Figure scripts
· · ·
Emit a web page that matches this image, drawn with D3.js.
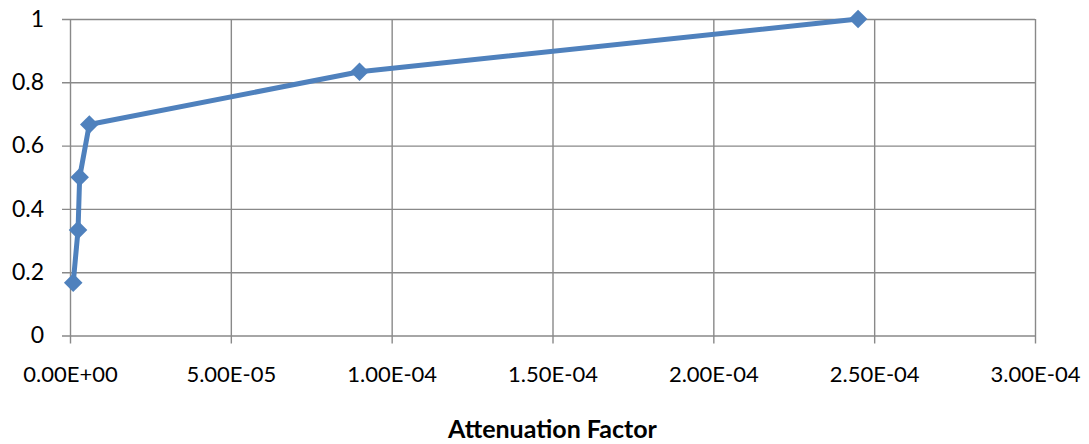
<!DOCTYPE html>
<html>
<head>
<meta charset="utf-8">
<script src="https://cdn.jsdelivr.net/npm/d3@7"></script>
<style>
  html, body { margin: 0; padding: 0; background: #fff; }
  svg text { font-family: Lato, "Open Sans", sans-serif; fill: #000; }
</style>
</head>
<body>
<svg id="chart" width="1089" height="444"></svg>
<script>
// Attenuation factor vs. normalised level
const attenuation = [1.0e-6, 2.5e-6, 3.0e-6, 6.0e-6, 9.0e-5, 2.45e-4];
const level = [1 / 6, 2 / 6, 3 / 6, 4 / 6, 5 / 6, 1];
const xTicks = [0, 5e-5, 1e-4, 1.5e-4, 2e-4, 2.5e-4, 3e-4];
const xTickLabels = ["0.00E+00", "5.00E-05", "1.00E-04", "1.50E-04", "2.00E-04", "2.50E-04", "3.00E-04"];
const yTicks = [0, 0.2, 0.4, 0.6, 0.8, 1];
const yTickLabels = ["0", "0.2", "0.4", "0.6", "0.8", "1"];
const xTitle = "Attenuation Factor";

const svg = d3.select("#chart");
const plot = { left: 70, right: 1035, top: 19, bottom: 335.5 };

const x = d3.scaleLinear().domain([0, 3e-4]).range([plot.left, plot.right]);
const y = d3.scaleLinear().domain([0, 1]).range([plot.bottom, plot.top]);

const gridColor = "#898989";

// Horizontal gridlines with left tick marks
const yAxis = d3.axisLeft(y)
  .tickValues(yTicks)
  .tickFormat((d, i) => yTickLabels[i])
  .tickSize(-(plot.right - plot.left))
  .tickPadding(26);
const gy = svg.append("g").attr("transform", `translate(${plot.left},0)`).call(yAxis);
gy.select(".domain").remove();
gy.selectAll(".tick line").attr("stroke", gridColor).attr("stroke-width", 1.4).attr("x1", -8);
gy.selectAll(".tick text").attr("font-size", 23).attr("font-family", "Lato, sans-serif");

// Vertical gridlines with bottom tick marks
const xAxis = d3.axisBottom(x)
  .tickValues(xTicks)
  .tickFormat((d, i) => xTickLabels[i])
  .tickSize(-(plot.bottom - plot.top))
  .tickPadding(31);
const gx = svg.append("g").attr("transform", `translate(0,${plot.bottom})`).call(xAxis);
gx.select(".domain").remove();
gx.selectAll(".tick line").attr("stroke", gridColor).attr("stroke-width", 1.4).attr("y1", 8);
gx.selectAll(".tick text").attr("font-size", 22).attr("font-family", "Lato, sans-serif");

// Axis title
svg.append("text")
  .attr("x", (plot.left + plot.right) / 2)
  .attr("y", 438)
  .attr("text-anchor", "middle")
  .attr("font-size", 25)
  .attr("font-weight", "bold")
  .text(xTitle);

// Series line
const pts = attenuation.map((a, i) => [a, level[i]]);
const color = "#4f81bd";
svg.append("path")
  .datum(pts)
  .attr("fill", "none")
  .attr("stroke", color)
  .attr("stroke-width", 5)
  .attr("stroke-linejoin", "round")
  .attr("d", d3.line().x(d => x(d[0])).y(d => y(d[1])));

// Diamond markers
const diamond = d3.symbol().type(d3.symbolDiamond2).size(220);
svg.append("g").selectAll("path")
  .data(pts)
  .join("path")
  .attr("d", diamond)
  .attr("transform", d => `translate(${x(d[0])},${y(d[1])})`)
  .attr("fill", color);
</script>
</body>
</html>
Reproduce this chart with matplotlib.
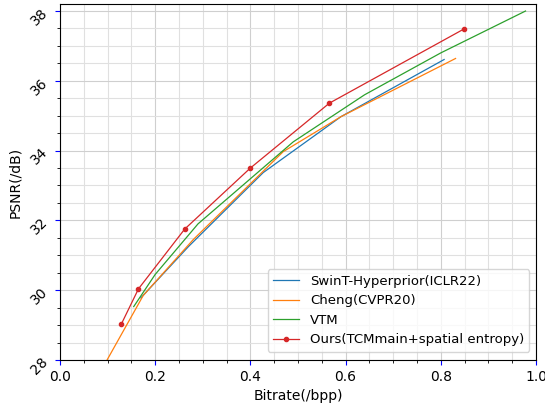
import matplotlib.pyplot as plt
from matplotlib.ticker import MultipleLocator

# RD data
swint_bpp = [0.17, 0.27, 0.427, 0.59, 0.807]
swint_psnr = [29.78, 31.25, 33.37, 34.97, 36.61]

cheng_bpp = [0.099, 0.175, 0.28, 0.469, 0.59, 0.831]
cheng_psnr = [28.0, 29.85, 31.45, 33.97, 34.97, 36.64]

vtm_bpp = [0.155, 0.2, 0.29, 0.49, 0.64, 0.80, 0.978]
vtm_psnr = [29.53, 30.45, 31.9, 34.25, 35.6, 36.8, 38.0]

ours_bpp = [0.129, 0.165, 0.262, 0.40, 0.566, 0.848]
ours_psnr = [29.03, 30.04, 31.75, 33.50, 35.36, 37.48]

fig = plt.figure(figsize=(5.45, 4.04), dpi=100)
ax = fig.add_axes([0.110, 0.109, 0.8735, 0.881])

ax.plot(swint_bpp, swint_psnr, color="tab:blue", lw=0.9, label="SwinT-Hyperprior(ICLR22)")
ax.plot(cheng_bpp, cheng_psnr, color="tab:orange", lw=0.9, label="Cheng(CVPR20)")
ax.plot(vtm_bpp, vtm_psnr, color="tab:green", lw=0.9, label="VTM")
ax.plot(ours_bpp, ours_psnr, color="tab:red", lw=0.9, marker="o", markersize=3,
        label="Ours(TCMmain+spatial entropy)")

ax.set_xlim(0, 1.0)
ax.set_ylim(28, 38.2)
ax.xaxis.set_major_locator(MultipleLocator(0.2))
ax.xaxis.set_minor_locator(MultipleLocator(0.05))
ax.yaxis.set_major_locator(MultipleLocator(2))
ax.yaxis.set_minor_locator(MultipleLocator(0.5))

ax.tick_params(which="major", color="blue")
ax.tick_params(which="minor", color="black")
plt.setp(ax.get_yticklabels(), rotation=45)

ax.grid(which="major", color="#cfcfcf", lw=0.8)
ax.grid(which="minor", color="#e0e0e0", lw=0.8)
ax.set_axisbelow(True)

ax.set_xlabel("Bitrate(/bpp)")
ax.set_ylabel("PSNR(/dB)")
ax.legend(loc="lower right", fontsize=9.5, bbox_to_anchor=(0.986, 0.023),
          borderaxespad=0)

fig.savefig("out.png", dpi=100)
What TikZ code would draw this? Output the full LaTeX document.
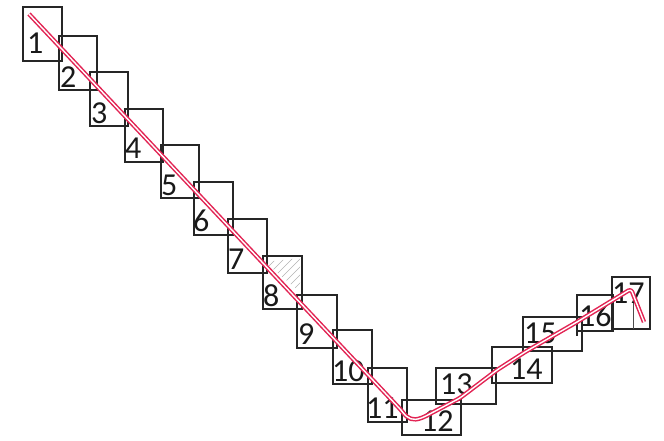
· · ·
- What you should do -
Where a line contains the string "this", extract that line.

- Full output -
Emit a web page that matches this image, drawn with D3.js.
Reproduce this chart with matplotlib.
What TikZ code would draw this? Output the full LaTeX document.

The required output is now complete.